In this complicated and uncharted area (for despite the incredible fever of publicity it has received over the last year, the deep implications of graffiti have not been charted), I shall not try to clinch arguments so much as crystallize ways of stating a problem. Toward this end, the structure of my article will not be linear. Instead, it is a circular journey around the subject, illuminating a part at a time. As I talked with a number of people connected in different ways with the graffiti movement, I became aware that my interviews were like satellite photos, each one giving a glimpse of the subject from a different vantage point. I present them here in the order in which they occurred.
Keith Haring
The first person I met with was Keith Haring, something of an anomaly in the graffiti world because he is white and middle-class (from Kutztown, Pa.), and because he has been to art school (the School of Visual Arts in New York). He is 24 years old, and more than once has been arrested for defacing property, although most of the police have by now come to recognize his special talent, and are aware of his reputation in the art world. Sometimes he collaborates with another graffiti artist called LA 2 (LA stands for “Little Angel”), a I5-year-old Puerto Rican. They worked together, for instance on a piece for a show this summer at Wave Hill, completely covering with graffiti a life-size plaster statue of Botticelli’s Birth of Venus (acquired from a garden-furniture supplier). I asked Haring whether becoming famous in the art world had in any way altered the thrust of his activities, or changed his intentions and goals.

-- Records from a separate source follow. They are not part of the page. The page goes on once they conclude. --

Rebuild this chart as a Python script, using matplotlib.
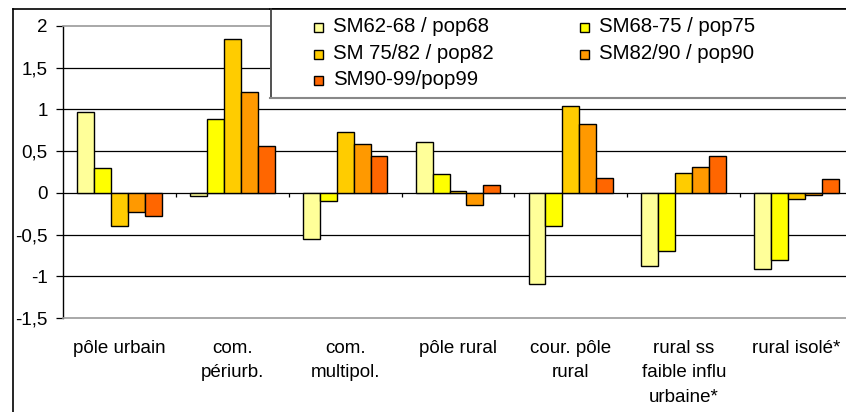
import numpy as np
import matplotlib.pyplot as plt
from matplotlib.patches import Rectangle
from matplotlib.lines import Line2D

plt.rcParams['font.family'] = ['Liberation Sans', 'DejaVu Sans']

# ---- data ----
categories = ["pôle urbain", "com.\npériurb.", "com.\nmultipol.", "pôle rural",
              "cour. pôle\nrural", "rural ss\nfaible influ\nurbaine*", "rural isolé*"]
series_names = ["SM62-68 / pop68", "SM68-75 / pop75", "SM 75/82 / pop82",
                "SM82/90 / pop90", "SM90-99/pop99"]
sm62_68 = [0.97, -0.04, -0.55, 0.61, -1.09, -0.88, -0.91]
sm68_75 = [0.30, 0.88, -0.10, 0.23, -0.40, -0.70, -0.80]
sm75_82 = [-0.40, 1.84, 0.73, 0.02, 1.04, 0.24, -0.07]
sm82_90 = [-0.23, 1.21, 0.58, -0.15, 0.82, 0.31, -0.02]
sm90_99 = [-0.28, 0.56, 0.44, 0.10, 0.18, 0.44, 0.17]
yticks = [-1.5, -1, -0.5, 0, 0.5, 1, 1.5, 2]
ytick_labels = ["-1,5", "-1", "-0,5", "0", "0,5", "1", "1,5", "2"]

colors = ["#FFFF99", "#FFFF00", "#FFCC00", "#FF9900", "#FF6600"]
all_series = [sm62_68, sm68_75, sm75_82, sm82_90, sm90_99]

W, H = 846, 412
fig = plt.figure(figsize=(W / 100, H / 100), dpi=100)

def fx(x):
    return x / W

def fy(y):
    return 1 - y / H

# plot area (runs past the right edge, like the original crop)
left, top, bottom, right = 63, 26, 318, 853
ax = fig.add_axes([fx(left), fy(bottom), (right - left) / W, (bottom - top) / H])

n = len(categories)
bw = 0.15
gap = 0.125
x0 = np.arange(n)
for k, (vals, c) in enumerate(zip(all_series, colors)):
    ax.bar(x0 + gap + bw * k + bw / 2, vals, width=bw, color=c,
           edgecolor="black", linewidth=1.0, zorder=3)

ax.set_xlim(0, n)
ax.set_ylim(-1.5, 2)

# gridlines
for v in yticks[1:-1]:
    ax.axhline(v, color="black", linewidth=0.9, zorder=1)
# category boundary ticks on zero line
ax.vlines(np.arange(1, n), -0.055, 0, color="black", linewidth=0.9, zorder=2)

ax.set_yticks(yticks)
ax.set_yticklabels(ytick_labels)
ax.tick_params(axis="y", direction="out", length=5, width=0.9, pad=6,
               labelsize=13.5, colors="black")
ax.set_xticks(x0 + 0.5)
ax.set_xticklabels(categories, fontsize=13.5, linespacing=1.55, va="top")
ax.tick_params(axis="x", length=0, pad=16)

for s in ["top", "bottom"]:
    ax.spines[s].set_color("#999999")
    ax.spines[s].set_linewidth(1.2)
ax.spines["left"].set_color("black")
ax.spines["left"].set_linewidth(1.0)
ax.spines["right"].set_visible(False)

# outer chart frame
fig.add_artist(Line2D([fx(13), fx(13)], [fy(9), fy(H + 5)], color="black", linewidth=1.2))
fig.add_artist(Line2D([fx(13), fx(W + 5)], [fy(9), fy(9)], color="black", linewidth=1.2))

# legend box
fig.add_artist(Rectangle((fx(270), fy(98)), (W + 10 - 270) / W, (98 - 9) / H,
                         transform=fig.transFigure, facecolor="white",
                         edgecolor="none", zorder=5))
fig.add_artist(Line2D([fx(270), fx(W + 5)], [fy(9), fy(9)], color="black", linewidth=1.2, zorder=6))
fig.add_artist(Line2D([fx(270.5), fx(270.5)], [fy(9), fy(98)], color="#333333", linewidth=1.2, zorder=6))
fig.add_artist(Line2D([fx(270), fx(W + 5)], [fy(98), fy(98)], color="#888888", linewidth=1.5, zorder=6))

leg_x = [318, 584]
leg_base = [32, 59, 85]
for i, (name, c) in enumerate(zip(series_names, colors)):
    col, row = i % 2, i // 2
    mx, by = leg_x[col], leg_base[row]
    fig.add_artist(Rectangle((fx(mx - 4.5), fy(by)), 9 / W, 9 / H,
                             transform=fig.transFigure, facecolor=c,
                             edgecolor="black", linewidth=1.0, zorder=7))
    fig.text(fx(mx + 15), fy(by), name, fontsize=14.7, va="baseline",
             ha="left", zorder=7)

fig.savefig("out.png", dpi=100)
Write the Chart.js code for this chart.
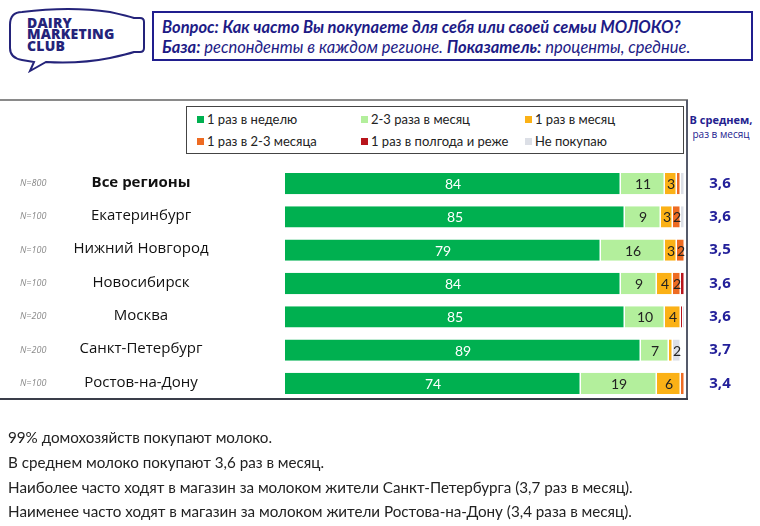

Keith Haring: Art is about something being seen, whether it is absorbed by the eyes of people in the subways or of people in galleries. In the subways, one needs total abandon; since the work only exists for a fleeting moment, it can and probably will be erased. The moment when it was seen may be all that is left of it. Objects, of course, have much less chance of disappearing, they will be protected, and this changes the value that is placed on them. But permanence and impermanence are both plausible outcomes to an activity. If I believed only in ephemeral things, that would be too hard a philosophy to live by; you have to believe in concrete things too, things that don’t go away. There shouldn’t be anything wrong with things that stay there and accumulate meaning by becoming part of someone’s life. There shouldn’t be anything wrong with that, although the situation which surrounds it does seem to pervert it. The Rockefeller wing at the Met is a perfect example of that kind of perversion, of the ability of people with money and resources to take things away which are vital to the lives of other people. The question is how good or important is it for us to see these extraordinary things compared to what those people had to lose for us to be able to do so; it’s enlightening for me to see them, but it’s awful for them. There is no answer, for it’s a paradox; an answer would mean it was one way or the other, and anyway, it’s the way things are.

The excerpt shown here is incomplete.